Ursprünglich hatte er auf Facebook nur eine Seite für Solidaritätsbekundungen für Chaled Said eingerichtet, einen 28-jährigen Blogger, den Polizisten in Alexandria aus einem Internetcafé gezerrt und bis zur Unkenntlichkeit zusammengeschlagen hatten. Ghonim fand die Bilder der Leiche im Netz und schrieb einen emotionalen Aufruf: "Wir sind alle Chaled Said". Was er da, wie er in seiner Biografie schreibt, am Küchentisch in seiner Wohnung in Dubai verfasst hatte, nahm auf Facebook Fahrt auf.
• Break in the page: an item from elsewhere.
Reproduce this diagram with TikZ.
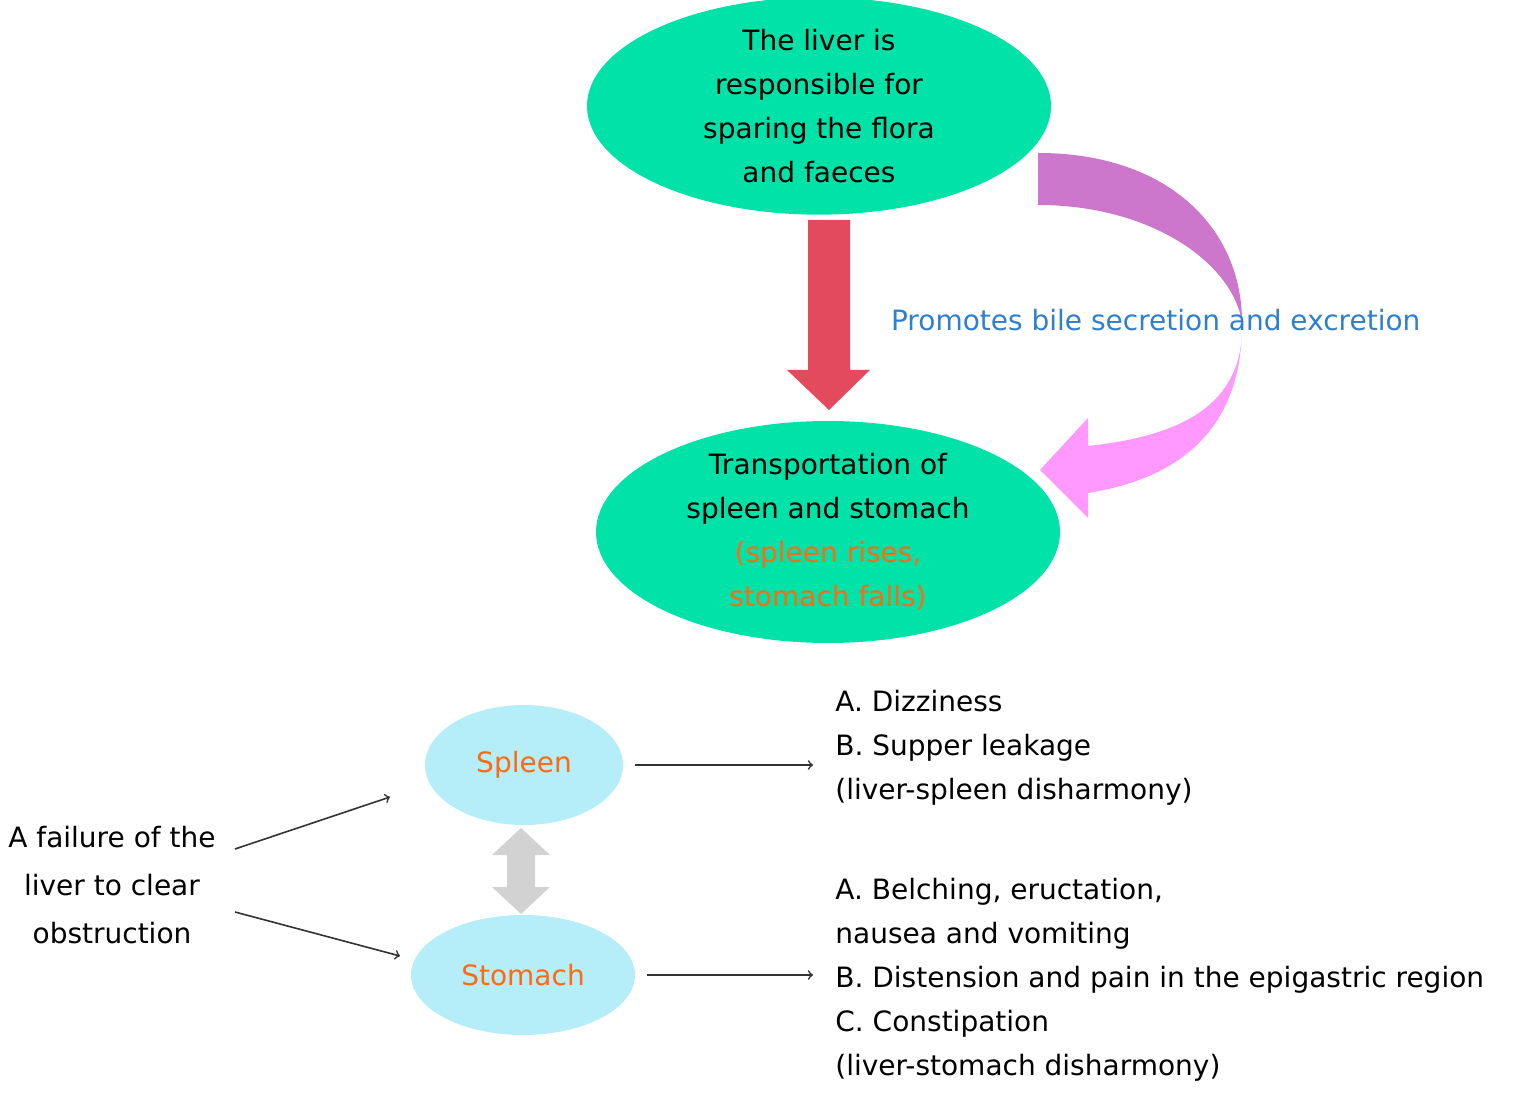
\documentclass[tikz,border=0pt]{standalone}
\usepackage{fontspec}
\setmainfont{DejaVu Sans}
\usetikzlibrary{shapes.geometric,positioning}
\definecolor{mygreen}{HTML}{00E2A8}
\definecolor{myred}{HTML}{E34A5E}
\definecolor{mypurple}{HTML}{CC77CC}
\definecolor{mypink}{HTML}{FF99FF}
\definecolor{myblue}{HTML}{2E7FD0}
\definecolor{myorange}{HTML}{FF6A10}
\definecolor{mycyan}{HTML}{B5EDF8}
\definecolor{mygrey}{HTML}{D2D2D2}
\newlength{\px}
\setlength{\px}{0.5pt}
\tikzset{
  big/.style={ellipse, fill=mygreen, minimum width=464\px, minimum height=208\px, align=center, inner sep=0pt},
  small/.style={ellipse, fill=mycyan, text=myorange, minimum height=120\px, inner sep=0pt},
  thinarrow/.style={->, >=to, black!80, thick}
}
\begin{document}
\begin{tikzpicture}[x=0.5pt, y=-0.5pt, font=\fontsize{14}{22}\selectfont]
\useasboundingbox (0,0) rectangle (1531,1106);

\node[big] (liver) at (819,106) {The liver is\\responsible for\\sparing the flora\\and faeces};
\node[big] (trans) at (828,532) {Transportation of\\spleen and stomach\\\textcolor{myorange}{(spleen rises,}\\\textcolor{myorange}{stomach falls)}};

% straight red arrow
\fill[myred] (808,220) -- (850,220) -- (850,370) -- (870,370) -- (829,410) -- (787,370) -- (808,370) -- cycle;

% curved arrow
\fill[mypurple] (1038,153) .. controls (1170,153) and (1242,230) .. (1242,322)
  .. controls (1232,262) and (1150,205) .. (1038,205) -- cycle;
\fill[mypink] (1242,318) .. controls (1246,400) and (1190,435) .. (1088,446)
  -- (1088,418) -- (1040,470) -- (1088,518) -- (1088,493)
  .. controls (1200,475) and (1244,410) .. (1242,318) -- cycle;
\node[text=myblue, anchor=west] (bile) at (884,320) {Promotes bile secretion and excretion};

% bottom part
\node[small, minimum width=198\px] (spleen) at (524,765) {Spleen};
\node[small, minimum width=224\px] (stomach) at (523,975) {Stomach};
\fill[mygrey] (521,828) -- (550,855) -- (535,855) -- (535,887) -- (550,887) -- (521,914)
  -- (492,887) -- (507,887) -- (507,855) -- (492,855) -- cycle;

\node[align=center, font=\fontsize{14}{24}\selectfont] (fail) at (112,885) {A failure of the\\liver to clear\\obstruction};
\coordinate (f1) at (235,849);
\coordinate (f2) at (235,912);
\draw[thinarrow] (f1) -- (390,797);
\draw[thinarrow] (f2) -- (400,956);

\node[anchor=north west, align=left, inner sep=0pt] (symA) at (835,690) {A. Dizziness\\B. Supper leakage\\(liver-spleen disharmony)};
\node[anchor=north west, align=left, inner sep=0pt] (symB) at (835,878) {A. Belching, eructation,\\nausea and vomiting\\B. Distension and pain in the epigastric region\\C. Constipation\\(liver-stomach disharmony)};
\draw[thinarrow] ([xshift=12\px]spleen.east) -- (813,765);
\draw[thinarrow] ([xshift=12\px]stomach.east) -- (813,975);
\end{tikzpicture}
\end{document}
Die Seite brachte die schwelende Wut über den Unrechtsstaat auf den Punkt, sie wurde zum digitalen Knotenpunkt für die Demonstranten auf der Straße.

Er muss das nun alles immer wieder neu erzählen, weil seine Erfahrungen mit dem toxischen Netz seine Arbeit mit Parlio so gut erklären. Und so kann er seinen Wertekanon viel besser vertreten, den er für Parlio aufgestellt hat: Diversität, Bedachtsamkeit, Höflichkeit. Er will keine Kontrolle, keine Regeln: "Wir schaffen eine Kultur, in der ein kluger Dialog unterschiedlicher Meinungen entstehen kann", sagt er. Jeder könne sich bei Parlio anmelden (unter parlio.com mit einem existierenden Social-Media-Konto von Facebook, Twitter oder LinkedIn).

Wer schreiben will, muss eingeladen sein. Bisher funktioniert das. Noch musste er niemanden ausschließen. Keiner habe einen anderen beschimpft. Allerdings hat Parlio bisher auch erst 17 000 Mitglieder. Nein, die Welt werde er mit Parlio nicht verändern, sagt er. Aber ein wenig Hoffnung bleibt.